I'm glad that we agree

I am one course away from having a minor in mathemathics, and have had courses in both analysis and calculus.

 

[Uuplaku]

Im going to quote my calculator in answering this question:

"Error"

 

[BlueScreenVW]

Any limit you'll take of 0^0 will be 1, since by definition X^0=1 where X is any number. So it can't be proven that way at least. However, I wonder if this isn't sometimes defined so that 0^0=1?

 

[yomega]

<< Im going to quote my calculator in answering this question:

"Error" >>



I personally prefer the answer my HP-49G gives me:

"?"

 

[Degenerate]

While i see many good explanations on 0/o.. cdan i ask, is there any use use of using 0/0? how can it be used practically?

 

[rimshaker]

<< While i see many good explanations on 0/o.. cdan i ask, is there any use use of using 0/0? how can it be used practically? >>



hehehh, there aren't any useful applications for it! It's simply another mathematical topic introduced in detail in your calculus sequence... namely a small section Calculus II.... i think.

 

[q2261]

my 83p says:

"INVALID DIMM"

 

[Carceri]

My TI-85 is boring, but pretty informative:

ERROR 02 DIV BY ZERO

 

[Shalmanese]

Well, Microsoft calculator gives "Result of function is undefined".

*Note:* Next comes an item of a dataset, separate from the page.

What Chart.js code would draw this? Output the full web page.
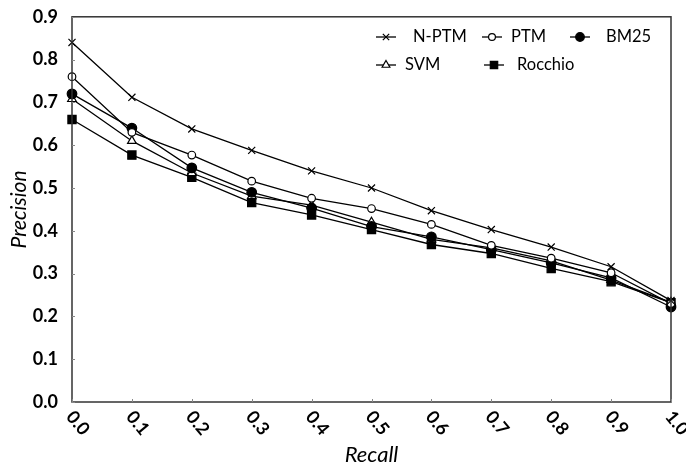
<!DOCTYPE html>
<html><head><meta charset="utf-8">
<script src="https://cdn.jsdelivr.net/npm/chart.js@4"></script>
<style>html,body{margin:0;padding:0;background:#fff}#wrap{width:686px;height:469px;position:relative}</style>
</head><body><div id="wrap"><canvas id="c"></canvas></div>
<script>
const recall = ['0.0','0.1','0.2','0.3','0.4','0.5','0.6','0.7','0.8','0.9','1.0'];
const yTicks = [0,0.1,0.2,0.3,0.4,0.5,0.6,0.7,0.8,0.9];
const seriesNames = ['N-PTM','PTM','BM25','SVM','Rocchio'];
const nptm    = [0.840,0.712,0.638,0.588,0.540,0.500,0.447,0.403,0.362,0.316,0.237];
const ptm     = [0.760,0.630,0.577,0.516,0.476,0.452,0.415,0.366,0.336,0.302,0.230];
const bm25    = [0.720,0.640,0.547,0.490,0.453,0.410,0.386,0.356,0.325,0.290,0.222];
const svm     = [0.708,0.610,0.535,0.481,0.460,0.420,0.380,0.360,0.330,0.285,0.233];
const rocchio = [0.660,0.577,0.525,0.466,0.437,0.403,0.368,0.347,0.312,0.281,0.232];

const styles = [
  {pointStyle:'crossRot', pointRadius:5, pointBackgroundColor:'#000'},
  {pointStyle:'circle', pointRadius:3.8, pointBackgroundColor:'#fff'},
  {pointStyle:'circle', pointRadius:4.8, pointBackgroundColor:'#000'},
  {pointStyle:'triangle', pointRadius:5, pointBackgroundColor:'#fff'},
  {pointStyle:'rect', pointRadius:5.8, pointBackgroundColor:'#000'}
];
const allData = [nptm, ptm, bm25, svm, rocchio];
const datasets = allData.map((d,i)=>Object.assign({
  label: seriesNames[i], data: d, borderColor:'#000', borderWidth:1.3,
  pointBorderColor:'#000', pointBorderWidth:1.2, tension:0, fill:false
}, styles[i]));

const legendPos = [
  {mx:386, my:37, tx:413},
  {mx:492, my:37, tx:511},
  {mx:580, my:37, tx:606},
  {mx:386, my:65, tx:405},
  {mx:494, my:65, tx:517}
];

const decor = {
  id:'decor',
  afterDraw(chart){
    const ctx = chart.ctx, a = chart.chartArea;
    const xs = chart.scales.x, ys = chart.scales.y;
    ctx.save();
    ctx.strokeStyle = '#333'; ctx.lineWidth = 1.5;
    ctx.strokeRect(a.left, a.top, a.right - a.left, a.bottom - a.top);
    ctx.strokeStyle = '#888'; ctx.lineWidth = 1;
    yTicks.forEach(v=>{ const y = Math.round(ys.getPixelForValue(v))+0.5;
      ctx.beginPath(); ctx.moveTo(a.left, y); ctx.lineTo(a.left+3, y); ctx.stroke(); });
    recall.forEach((r,i)=>{ const x = Math.round(xs.getPixelForValue(i))+0.5;
      ctx.beginPath(); ctx.moveTo(x, a.bottom); ctx.lineTo(x, a.bottom-3); ctx.stroke(); });
    ctx.fillStyle = '#000';
    ctx.font = 'bold 18px Lato';
    ctx.textAlign = 'left'; ctx.textBaseline = 'middle';
    recall.forEach((r,i)=>{
      const x = xs.getPixelForValue(i);
      ctx.save();
      ctx.translate(x - 1, a.bottom + 13);
      ctx.rotate(50*Math.PI/180);
      ctx.fillText(r, -2, 0);
      ctx.restore();
    });
    ctx.font = '16.5px Lato';
    ctx.textBaseline = 'middle';
    chart.data.datasets.forEach((ds,i)=>{
      const p = legendPos[i];
      ctx.strokeStyle = '#000'; ctx.lineWidth = 1.3;
      ctx.beginPath(); ctx.moveTo(p.mx-10, p.my); ctx.lineTo(p.mx+10, p.my); ctx.stroke();
      ctx.fillStyle = ds.pointBackgroundColor; ctx.strokeStyle = '#000'; ctx.lineWidth = 1.2;
      Chart.helpers.drawPoint(ctx, {pointStyle: ds.pointStyle, radius: ds.pointRadius*0.9, borderWidth:1.2, rotation:0}, p.mx, p.my);
      ctx.fillStyle = '#000';
      ctx.fillText(ds.label, p.tx, p.my);
    });
    ctx.restore();
  }
};

new Chart(document.getElementById('c'), {
  type:'line',
  data:{ labels: recall, datasets },
  options:{
    responsive:true, maintainAspectRatio:false, animation:false,
    layout:{ padding:{ left:0, right:15, top:11, bottom:0 } },
    plugins:{ legend:{display:false}, tooltip:{enabled:false} },
    scales:{
      x:{
        type:'category', offset:false,
        grid:{display:false}, border:{display:false},
        ticks:{display:false},
        title:{display:true, text:'Recall', color:'#000', font:{family:'Lato', size:22, style:'italic'}, padding:{top:0,bottom:1}},
        afterFit(s){ s.height = 67; }
      },
      y:{
        min:0, max:0.9,
        grid:{display:false}, border:{display:false},
        ticks:{ stepSize:0.1, color:'#000', padding:6, font:{family:'Lato', size:18, weight:'bold'},
          callback:v=>Number(v).toFixed(1) },
        title:{display:true, text:'Precision', color:'#000', font:{family:'Lato', size:21, style:'italic'}, padding:{top:7,bottom:0}},
        afterFit(s){ s.width = 72; }
      }
    }
  },
  plugins:[decor]
});
</script></body></html>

It seems Microsoft Programmers never took calculus

 

[Mday]

you cannot divide by zero. if you divide by zero, the result in IEEE mathematics is NAN, not a number. the IEEE is one standard of treating division by zero.

however, in some cases, you can divide by x, as x approaches zero. the result is either undefined, infinite, or finite as with limit. which is to say, every case depends upon the nature of the function, or series\sequence, which you are taking the limit of.

I will tell you that in most cases which apply to certain aspects of reality, it is safe to assume that a non-zero over zero is considered infinite. the nature of 0/0 is very strange however.

similar ambiguities exist between infinite/infinite. cuz there are varying levels of infinitum.